Wednesday, October 17, 2012

Back to school

I'm taking an American poetry course with Coursera the main part of which is writing essays. It's been quite a while since I did anything like that, and needless to say back in the day essays used to come in Russian, so my first results were as miserable as you could expect. They probably still are, but the last week's essay was finally the one I'm not that ashamed to share.

So the task was to compare two versions of William Carlos Williams's "Young Woman at a Window" (1, 2) and decide which one looks "more imagist" and why.

***

"The song sings itself"

According to a famous apocryphal story Michelangelo was once asked how did he know what to cut away. The response was, "It's simple. I just remove everything that doesn't look like David."

Much like Michelangelo's work, the second version of the poem looks like it was stripped of everything that wasn't very necessary to shape the idea. Pretty much everything representing a logical consequence of something already stated has been cut out. As a result, every new line of that version adds something new to the picture which did exist before instead of simply clarifying or detailing presented the previous stanzas. "Nor the merely decorative word".

This becomes clear when two versions are compared line by line. "She sits there" - where else can she sit? What changes if the woman sits "here" and not "there"? Sorry, but "there" has to leave. "While" - not needed, this poem is snapping a moment like a camera, so of course it's "while", no need to state it literally, goodbye and thank you.

Although these were the easy bits and it gets more complicated later. "The child who robs her knows nothing of his theft" - the whole point is gone in the second version, so this time it is not only about removing some obstructive words, this is a complete message being removed. That seems like an important edit yet it doesn't make a new poem, it stays under the same title - that probably means it's still the same and the cut wasn't damaging to the global idea.

This is where another imagism manifesto point comes to mind, particularly "to represent an image" one. From the image poem creates, reader is supposed to get the fact the child changes ("robs") woman's life of something on his or her own. Should it be stated directly, it'd give reader the idea straight away "robbing" them of their own impressions and intellectual work. Everything else in the poem would become nothing more than a frame for that literal statement rendering most of it once again unnecessary.

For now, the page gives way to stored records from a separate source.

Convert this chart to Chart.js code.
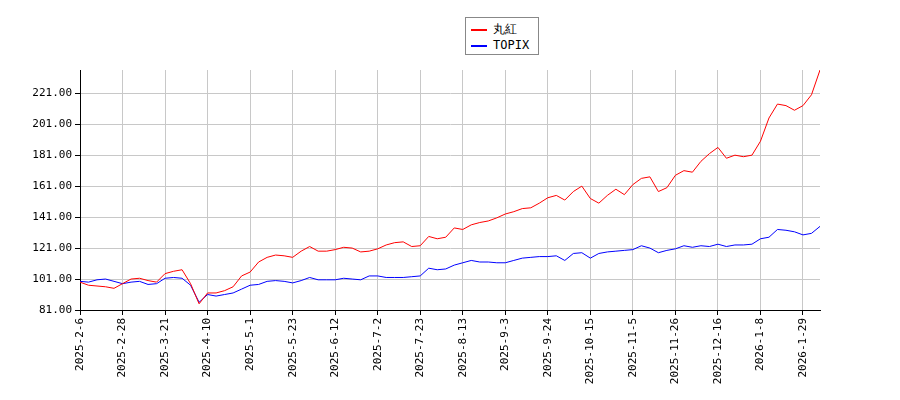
<!DOCTYPE html>
<html><head><meta charset="utf-8">
<script src="https://cdn.jsdelivr.net/npm/chart.js@4"></script>
<style>body{margin:0;background:#fff}#w{position:relative;width:900px;height:400px}
#lg{position:absolute;left:465px;top:17px;width:74px;height:38px;border:1px solid #888;background:#fff;font:12px "DejaVu Sans Mono",monospace;box-sizing:border-box;padding:3px 0 0 5px;line-height:16px}
#lg span{display:inline-block;width:16px;height:0;border-top:2px solid;vertical-align:middle;margin-right:6px}</style>
</head><body><div id="w"><canvas id="c" width="900" height="400"></canvas>
<div id="lg"><div><span style="border-color:red"></span>丸紅</div><div><span style="border-color:blue"></span>TOPIX</div></div></div>
<script>
const tickLabels=["2025-2-6","2025-2-28","2025-3-21","2025-4-10","2025-5-1","2025-5-23","2025-6-12","2025-7-2","2025-7-23","2025-8-13","2025-9-3","2025-9-24","2025-10-15","2025-11-5","2025-11-26","2025-12-16","2026-1-8","2026-1-29"];
const marubeni=[99,97,96.5,96,95,98,101,101.5,100,99,104.5,106,107,98,85,92,92,93.5,96,103,105.5,112,115,116.5,116,115,119,122,119,119,120,121.5,121,118.5,119,120.5,123,124.5,125,122,122.5,128.5,127,128,134,133,136,137.5,138.5,140.5,143,144.5,146.5,147,150,153.5,155,152,157.5,161,153,150,155,159,155.5,162,166,167,157.5,160,168,171,170,177,182,186,179,181,180,181,190,205,214,213,210,213,220,236];
const topix=[99.5,99,100.5,101,99.5,98,99,99.5,97.5,98,101.5,102,101.5,97,86,91,90,91,92,94.5,97,97.5,99.5,100,99.5,98.5,100,102,100.5,100.5,100.5,101.5,101,100.5,103,103,102,102,102,102.5,103,108,107,107.5,110,111.5,113,112,112,111.5,111.5,113,114.5,115,115.5,115.5,116,113,117.5,118,114.5,117.5,118.5,119,119.5,120,122.5,121,118,119.5,120.5,122.5,121.5,122.5,122,123.5,122,123,123,123.5,127,128,133,132.5,131.5,129.5,130.5,135];
const yTicks=[81,101,121,141,161,181,201,221];
const pts=a=>a.map((v,i)=>({x:i,y:v}));
new Chart(document.getElementById('c'),{type:'line',
data:{datasets:[{data:pts(marubeni),borderColor:'red',borderWidth:1,pointRadius:0,tension:0},
{data:pts(topix),borderColor:'blue',borderWidth:1,pointRadius:0,tension:0}]},
options:{responsive:false,animation:false,layout:{padding:{left:0,right:80,top:70,bottom:0}},
plugins:{legend:{display:false},tooltip:{enabled:false}},
scales:{x:{type:'linear',min:0,max:87,
afterBuildTicks:s=>{s.ticks=tickLabels.map((t,i)=>({value:i*5}));},
afterFit:s=>{s.height=90;},
grid:{color:'#c8c8c8',tickLength:5,tickColor:'#000'},border:{color:'#000'},
ticks:{maxRotation:90,minRotation:90,autoSkip:false,color:'#000',font:{family:'DejaVu Sans Mono',size:11},callback:v=>tickLabels[v/5]}},
y:{min:81,max:236,afterBuildTicks:s=>{s.ticks=yTicks.map(v=>({value:v}));},
afterFit:s=>{s.width=80;},
grid:{color:'#c8c8c8',tickLength:5,tickColor:'#000'},border:{color:'#000'},
ticks:{color:'#000',font:{family:'DejaVu Sans Mono',size:11},callback:v=>v.toFixed(2)}}}}});
</script></body></html>
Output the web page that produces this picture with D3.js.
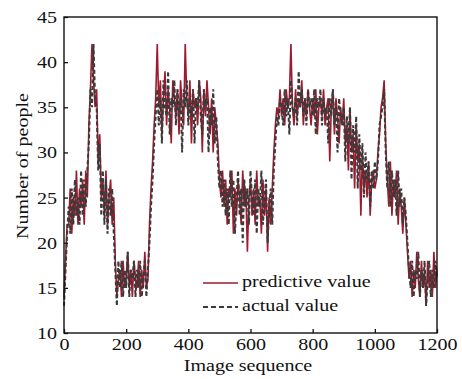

When the message is removed, all left is an image of a woman crying, holding a child who is interested in something else, "his nose pressed to the glass". He is not focused on the woman at the moment while she has him on her lap and obviously can't ignore him even being extremely disappointed. She is robbed by child having to care about him without receiving much back yet.

The same message is still delivered, only in a gentle way.

The manifesto also defines imagism as something "hard and clear, never blurred nor indefinite." This fits the vision again. While the reader is invited to make their own conclusions, the picture created by the second version of the poem remains crisp. All the major words are nouns with very particular meaning in a focused context: "cheer", "tears", "lap", "child", "nose", "glass". Metaforical interpretation is hardly possible here - the "woman" is the woman and the "child" is the kid, they aren't, say, Nature and Humanity, such a comparison seems very artificial and non-applicable.

Everything is kept simple and the image is clear.